那是一间老式厨房,狭长,约莫四十来呎,白色瓷砖贴成的灶台,水墨纹的水池,还有冰箱,占去大半空间,再难容纳一张桌子。
厨房由封闭阳台改建而成,面对一整排窗户,采光很好。窗外有一棵枝繁叶茂的枇杷树。傍晚,阳光穿透玻璃窗斜照入屋,洗净的青菜晾在篮子里,灶头炖著肉,抽油烟机轰鸣,等汤滚沸的间隙,杨本芬搬来一张矮凳,以另一张略高的凳子为桌,铺开一叠方格稿纸,埋首疾书。

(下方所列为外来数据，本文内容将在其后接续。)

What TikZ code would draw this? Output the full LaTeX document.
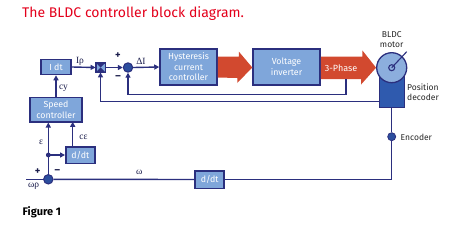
\documentclass[tikz,border=0pt]{standalone}
\usepackage{fontspec}
\setmainfont{Fira Sans}
\newfontfamily\grk{Liberation Serif}
\usetikzlibrary{arrows.meta,calc}
\definecolor{navy}{HTML}{2B2F7E}
\definecolor{boxfill}{HTML}{7FA6DA}
\definecolor{redarrow}{HTML}{D2492F}
\definecolor{titlered}{HTML}{E3001B}
\definecolor{decoder}{HTML}{2F5AAE}
\definecolor{dotfill}{HTML}{2C4E9E}
\definecolor{motorfill}{HTML}{8CAEDD}
\begin{document}
\begin{tikzpicture}[x=1pt,y=-1pt,
  blk/.style={draw=navy, line width=1.5pt, fill=boxfill, text=white, font=\fontsize{8.8}{10.6}\selectfont, align=center, inner sep=0pt},
  sumc/.style={circle, draw=navy, line width=1pt, fill=dotfill, minimum size=9.4pt, inner sep=0pt},
  wire/.style={draw=navy, line width=1.4pt},
  arr/.style={wire, -{Triangle[length=5pt,width=5pt]}},
  lbl/.style={font=\grk\fontsize{9.5}{10}\selectfont, text=navy!60!black, inner sep=0pt},
  pm/.style={font=\bfseries\fontsize{10.5}{11}\selectfont, text=navy!60!black, inner sep=0pt},
  side/.style={font=\fontsize{8.5}{10}\selectfont, text=black!85, align=left, inner sep=0pt},
  redarr/.style={fill=redarrow, draw=none}]
\useasboundingbox (0,0) rectangle (450,233);

% title
\node[anchor=west, text=titlered, font=\fontsize{14}{16}\selectfont, inner sep=0pt] (title) at (22,14) {The BLDC controller block diagram.};

% blocks
\node[blk, minimum width=30pt, minimum height=15pt] (idt) at (56,67) {I dt};
\node[draw=navy, line width=0.8pt, fill=boxfill, minimum size=9pt, inner sep=0pt] (mult) at (100.5,67.5) {};
\fill[navy] (mult.north west) -- (mult.center) -- (mult.north east) -- cycle;
\fill[navy] (mult.south west) -- (mult.center) -- (mult.south east) -- cycle;
\draw[navy, line width=0.8pt] (mult.north west) rectangle (mult.south east);
\node[sumc] (sum1) at (128,67.5) {};
\node[blk, minimum width=57pt, minimum height=36pt] (hcc) at (188.5,67) {Hysteresis\\current\\controller};
\node[blk, minimum width=67pt, minimum height=36pt] (vinv) at (286.5,67) {Voltage\\inverter};
\node[blk, minimum width=52pt, minimum height=24.5pt] (speed) at (56,109.5) {Speed\\controller};
\node[blk, minimum width=29pt, minimum height=16.5pt] (ddta) at (80.3,155) {d/dt};
\node[sumc] (sum2) at (48.3,179.3) {};
\node[blk, minimum width=29pt, minimum height=17.5pt] (ddtb) at (209.7,179.5) {d/dt};

% motor + decoder
\node[draw=navy, line width=1.3pt, fill=decoder, minimum width=25pt, minimum height=39.5pt, inner sep=0pt] (dec) at (391.7,87.5) {};
\node[circle, draw=navy, line width=1.3pt, fill=motorfill, minimum size=30pt, inner sep=0pt] (motor) at (391.7,67.7) {};
\node[circle, draw=navy, line width=1.1pt, minimum size=6pt, inner sep=0pt] (shaft) at (motor.center) {};
\coordinate (shaftend) at (406.7,51.7);
\draw[navy, line width=1.1pt] (motor.center) -- (shaftend);
\node[circle, draw=navy, line width=0.8pt, fill=dotfill, minimum size=8pt, inner sep=0pt] (enc) at (391.7,136.7) {};

% red power arrows
\fill[redarr] ($(hcc.east)+(0,-10.5)$) -- ++(21,0) -- ++(0,-5) -- ($(vinv.west)+(0,0.5)$) -- ++(-15,15.5) -- ++(0,-5) -- ($(hcc.east)+(0,10.5)$) -- cycle;
\fill[redarr] ($(vinv.east)+(0,-10.5)$) -- ++(41.7,0) -- ++(0,-6) -- ($(motor.west)$) -- ++(-15,16.8) -- ++(0,-5.5) -- ($(vinv.east)+(0,12)$) -- cycle;
\node[text=white, font=\fontsize{9}{10}\selectfont, inner sep=0pt] (ph) at (341,68) {3-Phase};

% signal connectors
\draw[arr] (idt.east) -- (mult.west);
\draw[arr] (mult.east) -- (sum1.west);
\draw[arr] (sum1.east) -- (hcc.west);
\coordinate (fb1) at (346,79);
\draw[arr] (fb1) -- (346,94.3) -- (sum1.south |- 0,94.3) -- (sum1.south);
\coordinate (fb2) at (dec.west |- 0,101.7);
\draw[arr] (fb2) -- (mult.south |- 0,101.7) -- (mult.south);
\draw[arr] (speed.north) -- (idt.south);
\coordinate (eps) at (48.3,155);
\draw[arr] (sum2.north) -- (sum2.north |- speed.south);
\fill[navy] (eps) circle (2.4pt);
\draw[arr] (eps) -- (ddta.west);
\draw[arr] (72.7,146.5) -- (72.7,121.8);
\coordinate (wp) at (26,179.3);
\draw[wire] (wp) -- (sum2.west);
\draw[wire] (sum2.east) -- (ddtb.west);
\draw[wire] (ddtb.east) -- (enc.south |- ddtb.east) -- (enc.south);
\draw[wire] (enc.north) -- (dec.south);

% labels
\node[lbl] at (80,61) {Iρ};
\node[pm] at (118,56) {+};
\node[pm] at (118,78) {–};
\node[lbl] at (141,61) {ΔI};
\node[lbl] at (63.5,88) {cy};
\node[lbl] at (41,142.7) {ε};
\node[lbl] at (83.5,137.3) {cε};
\node[pm] at (37.7,171.7) {+};
\node[pm] at (57.3,171.7) {–};
\node[lbl] at (33.5,186.7) {ωρ};
\node[lbl] at (139.3,172.3) {ω};
\node[side, align=center] at (391.7,39.5) {BLDC\\motor};
\node[side, anchor=west] at (407,92) {Position\\decoder};
\node[side, anchor=west] at (400.5,137) {Encoder};
\node[anchor=west, font=\bfseries\fontsize{11}{12}\selectfont, inner sep=0pt] (fig) at (22.5,212.7) {Figure 1};
\end{tikzpicture}
\end{document}
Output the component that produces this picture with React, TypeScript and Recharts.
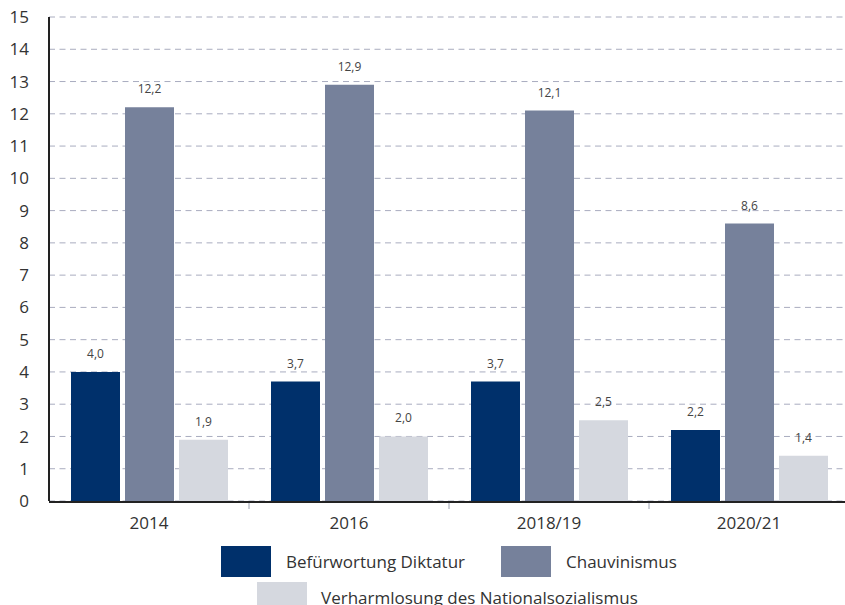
import React from "react";
import { BarChart, Bar, XAxis, YAxis, CartesianGrid, LabelList } from "recharts";

const categories = ["2014", "2016", "2018/19", "2020/21"];
const diktatur = [4.0, 3.7, 3.7, 2.2];
const chauvinismus = [12.2, 12.9, 12.1, 8.6];
const verharmlosung = [1.9, 2.0, 2.5, 1.4];
const yTicks = [0, 1, 2, 3, 4, 5, 6, 7, 8, 9, 10, 11, 12, 13, 14, 15];
const boundaryTicks = [1, 2, 3];

const seriesNames = ["Befürwortung Diktatur", "Chauvinismus", "Verharmlosung des Nationalsozialismus"];
const colors = ["#00306b", "#76819b", "#d5d8df"];

const data = categories.map((c, i) => ({
  name: c,
  idx: i + 0.5,
  a: diktatur[i],
  b: chauvinismus[i],
  c: verharmlosung[i],
}));

const FONT = "'Open Sans', 'Noto Sans', sans-serif";
const fmt = (v: any) => Number(v).toFixed(1).replace(".", ",");

export default function App() {
  return (
    <div style={{ position: "absolute", left: 0, top: 0, width: 849, height: 605, background: "#fff", fontFamily: FONT, overflow: "hidden" }}>
      <BarChart
        width={849}
        height={540}
        data={data}
        margin={{ top: 17, right: 0, left: 0, bottom: 0 }}
        barCategoryGap="11%"
        barGap={5}
      >
        <CartesianGrid vertical={false} stroke="#a9acbf" strokeDasharray="6 4.5" strokeWidth={1} />
        <XAxis
          xAxisId="bnd"
          type="number"
          dataKey="idx"
          domain={[0, 4]}
          ticks={boundaryTicks}
          interval={0}
          axisLine={false}
          tick={() => <g />}
          tickLine={{ stroke: "#9aa0b0", strokeWidth: 1 }}
          tickSize={8}
          height={1}
        />
        <XAxis
          dataKey="name"
          xAxisId="cat"
          height={38}
          tickLine={false}
          axisLine={{ stroke: "#222", strokeWidth: 2 }}
          tick={{ fontSize: 17, fill: "#333", fontFamily: FONT }}
          tickMargin={9}
          interval={0}
        />
        <YAxis
          domain={[0, 15]}
          ticks={yTicks}
          interval={0}
          width={49}
          tickLine={false}
          tickSize={0}
          tickMargin={20}
          axisLine={{ stroke: "#222", strokeWidth: 2 }}
          tick={{ fontSize: 17, fill: "#333", fontFamily: FONT }}
        />
        <Bar dataKey="a" xAxisId="cat" fill={colors[0]} isAnimationActive={false}>
          <LabelList dataKey="a" position="top" offset={14} formatter={fmt} style={{ fontSize: 12, fill: "#444", fontFamily: FONT }} />
        </Bar>
        <Bar dataKey="b" xAxisId="cat" fill={colors[1]} isAnimationActive={false}>
          <LabelList dataKey="b" position="top" offset={14} formatter={fmt} style={{ fontSize: 12, fill: "#444", fontFamily: FONT }} />
        </Bar>
        <Bar dataKey="c" xAxisId="cat" fill={colors[2]} isAnimationActive={false}>
          <LabelList dataKey="c" position="top" offset={14} formatter={fmt} style={{ fontSize: 12, fill: "#444", fontFamily: FONT }} />
        </Bar>
      </BarChart>
      <div style={{ position: "absolute", top: 546, left: 221, display: "flex", alignItems: "center", fontSize: 17, color: "#333" }}>
        <div style={{ width: 50, height: 31, background: colors[0] }} />
        <span style={{ marginLeft: 15, width: 215 }}>{seriesNames[0]}</span>
        <div style={{ width: 50, height: 31, background: colors[1] }} />
        <span style={{ marginLeft: 15 }}>{seriesNames[1]}</span>
      </div>
      <div style={{ position: "absolute", top: 582, left: 257, display: "flex", alignItems: "center", fontSize: 17, color: "#333" }}>
        <div style={{ width: 50, height: 31, background: colors[2] }} />
        <span style={{ marginLeft: 14 }}>{seriesNames[2]}</span>
      </div>
    </div>
  );
}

究竟那是1995年,抑或1996年,如今已年逾八旬的杨本芬记不大清了,总之时年她不满六十岁,从南昌到南京,帮二女儿章红照料刚刚出世的外孙女,兼顾年事已高的患病丈夫,整日囿于厨房,偶得闲暇就读女儿家的藏书。
某日翻阅了野夫的小说《江上的母亲》,连续两遍,失声痛哭,难以名状的悲痛积压心头多日,陡然冒起一个的念头——我也应该写写我的母亲。“我意识到:如果没人记下一些事情,妈妈在这个世界上的痕迹将迅速被抹去,就像一层薄薄的灰尘被岁月吹散。我真的来过这个世界吗?经历过的那些艰辛困苦什么都不算吗?”